Mi venerado predecesor Pío XII en la encíclica Ad Coeli Reginam, a la que se
refiere el texto de la constitución Lumen Gentium, indica como fundamento de la
realeza de María, además de su maternidad, su cooperación en la obra de la
redención. La encíclica recuerda el texto litúrgico: «Santa María, Reina del
cielo y Soberana del mundo, sufría junto a la cruz de nuestro Señor Jesucristo»

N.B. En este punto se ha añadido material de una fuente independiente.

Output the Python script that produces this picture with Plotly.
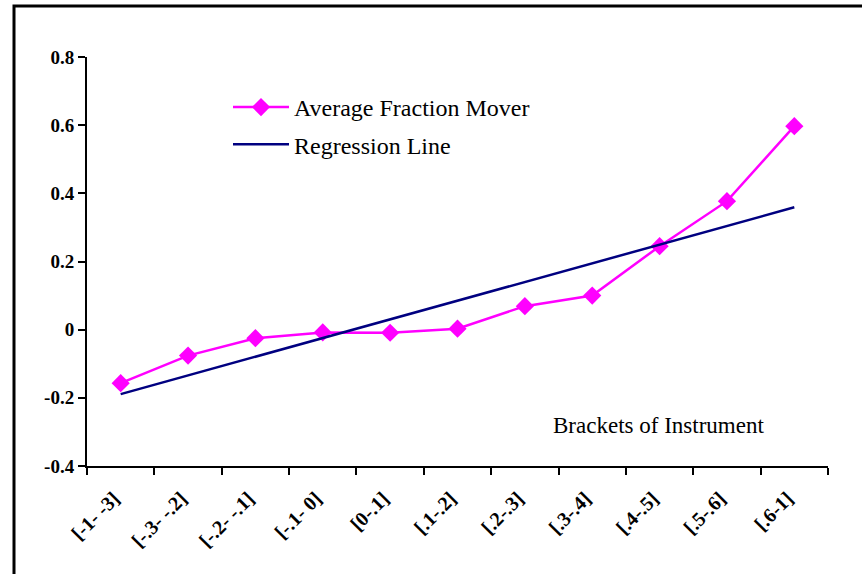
import plotly.graph_objects as go

categories = ["[-1- -3]", "[-.3- -.2]", "[-.2- -.1]", "[-.1- 0]", "[0-.1]", "[.1-.2]",
              "[.2-.3]", "[.3-.4]", "[.4-.5]", "[.5-.6]", "[.6-1]"]
avg_fraction_mover = [-0.157, -0.076, -0.025, -0.008, -0.009, 0.003, 0.069, 0.100, 0.245, 0.377, 0.597]
regression_x = [categories[0], categories[-1]]
regression_y = [-0.189, 0.359]
y_tickvals = [0.8, 0.6, 0.4, 0.2, 0, -0.2, -0.4]
y_ticktext = ["0.8", "0.6", "0.4", "0.2", "0", "-0.2", "-0.4"]

SERIF = "Liberation Serif, Times New Roman, serif"

fig = go.Figure()
fig.add_trace(go.Scatter(
    x=categories, y=avg_fraction_mover, name="Average Fraction Mover",
    mode="lines+markers", legendgroup="a",
    line=dict(color="#FF00FF", width=2.5),
    marker=dict(symbol="diamond", size=14, color="#FF00FF"),
))
fig.add_trace(go.Scatter(
    x=regression_x, y=regression_y, name="Regression Line",
    mode="lines", legendgroup="b", line=dict(color="#000080", width=2.5),
))

fig.update_layout(
    width=862, height=574,
    margin=dict(l=87, r=34, t=57, b=108),
    paper_bgcolor="white", plot_bgcolor="white",
    font=dict(family=SERIF, color="black"),
    showlegend=True,
    legend=dict(
        x=(228 - 87) / 741, y=(466 - 85) / 409, xanchor="left", yanchor="top",
        bgcolor="rgba(0,0,0,0)", font=dict(family=SERIF, size=24, color="black"),
        itemwidth=56, traceorder="grouped", tracegroupgap=3,
    ),
    xaxis=dict(
        type="category", range=[-0.5, 10.5], tickson="boundaries",
        showline=True, linecolor="black", linewidth=2,
        ticks="outside", ticklen=7, tickwidth=2, tickcolor="black",
        tickangle=-45, tickfont=dict(family=SERIF, size=20, color="black", weight="bold"),
        ticklabelstandoff=11, ticklabelshift=-7,
        showgrid=False, zeroline=False,
    ),
    yaxis=dict(
        range=[-0.4, 0.8], tickvals=y_tickvals, ticktext=y_ticktext,
        showline=True, linecolor="black", linewidth=2,
        ticks="outside", ticklen=7, tickwidth=2, tickcolor="black",
        tickfont=dict(family=SERIF, size=19, color="black", weight="bold"),
        showgrid=False, zeroline=False,
    ),
    annotations=[dict(
        text="Brackets of Instrument", xref="paper", yref="paper",
        x=(658 - 87) / 741, y=(466 - 425) / 409, xanchor="center", yanchor="middle",
        showarrow=False, font=dict(family=SERIF, size=23, color="black"),
    )],
    shapes=[dict(
        type="rect", xref="paper", yref="paper",
        x0=(14 - 87) / 741, x1=1.2, y0=-0.5, y1=(466 - 6) / 409,
        line=dict(color="black", width=3), fillcolor="rgba(0,0,0,0)", layer="below",
    )],
)

fig.write_html("out.html", config={"displayModeBar": False},
               post_script="document.body.style.margin='0';")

(MS 46 [1954] 634). Establece, además, una analogía entre María y Cristo, que
nos ayuda a comprender el significado de la realeza de la Virgen. Cristo es rey
no sólo porque es Hijo de Dios, sino también porque es Redentor. María es reina
no sólo porque es Madre de Dios, sino también porque, asociada como nueva Eva
al nuevo Adán, cooperó en la obra de la redención del género humano (MS 46
[1954] 635).
E
n el evangelio según san Marcos leemos que el día de la Ascensión el Señor
Jesús «fue elevado al cielo y se sentó a la diestra de Dios» (Mc 16, 19). En el
lenguaje bíblico, «sentarse a la diestra de Dios» significa compartir su poder
soberano. Sentándose «a la diestra del Padre», él instaura su reino, el reino
de Dios. Elevada al cielo, María es asociada al poder de su Hijo y se dedica a
la extensión del Reino, participando en la difusión de la gracia divina en el
mundo.
Observando
la analogía entre la Ascensión de Cristo y la Asunción de María, podemos
concluir que, subordinada a Cristo, María es la reina que posee y ejerce sobre
el universo una soberanía que le fue otorgada por su Hijo mismo.
3.
El título de Reina no sustituye, ciertamente, el de Madre: su realeza es un
corolario de su peculiar misión materna, y expresa simplemente el poder que le
fue conferido para cumplir dicha misión.
Citando
la bula Ineffabilis Deus, de Pío IX, el Sumo Pontífice Pío XII pone de relieve
esta dimensión materna de la realeza de la Virgen: «Teniendo hacia nosotros un
afecto materno e interesándose por nuestra salvación ella extiende a todo el
género humano su solicitud. Establecida por el Señor como Reina del cielo y de
la tierra, elevada por encima de todos los coros de los ángeles y de toda la
jerarquía celestial de los santos, sentada a la diestra de su Hijo único,
nuestro Señor Jesucristo, obtiene con gran certeza lo que pide con sus súplicas
maternal; lo que busca, lo encuentra, y no le puede faltar» (MS 46 [1954]
636-637).
4.
Así pues, los cristianos miran con confianza a María Reina, y esto no sólo no
disminuye, sino que, por el contrario, exalta su abandono filial en aquella que
es madre en el orden de la gracia.
Más
aún, la solicitud de María Reina por los hombres puede ser plenamente eficaz
precisamente en virtud del estado glorioso posterior a la Asunción. Esto lo
destaca muy bien san Germán de Constantinopla, que piensa que ese estado
asegura la íntima relación de María con su Hijo, y hace posible su intercesión
en nuestro favor. Dirigiéndose a María, añade: Cristo quiso «tener, por decirlo
así, la cercanía de tus labios y de tu corazón; de este modo, cumple todos los
deseos que le expresas, cuando sufres por tus hijos, y él hace, con su poder
divino, todo lo que le pides» (Hom 1: PG 98, 348).
5.
Se puede concluir que la Asunción no sólo favorece la plena comunión de María
con Cristo, sino también con cada uno de nosotros: está junto a nosotros,
porque su estado glorioso le permite seguirnos en nuestro itinerario terreno
diario. También leemos en san Germán: «Tú moras espiritualmente con nosotros, y
la grandeza de tu desvelo por nosotros manifiesta tu comunión de vida con
nosotros» (Hom 1: PG 98, 344).
Por
tanto, en vez de crear distancia entre nosotros y ella, el estado glorioso de
María suscita una cercanía continua y solícita. Ella conoce todo lo que sucede
en nuestra existencia, y nos sostiene con amor materno en las pruebas de la
vida.
Elevada
a la gloria celestial, María se dedica totalmente a la obra de la salvación
para comunicar a todo hombre la felicidad que le fue concedida. Es una Reina
que da todo lo que posee compartiendo, sobre todo, la vida y el amor de Cristo.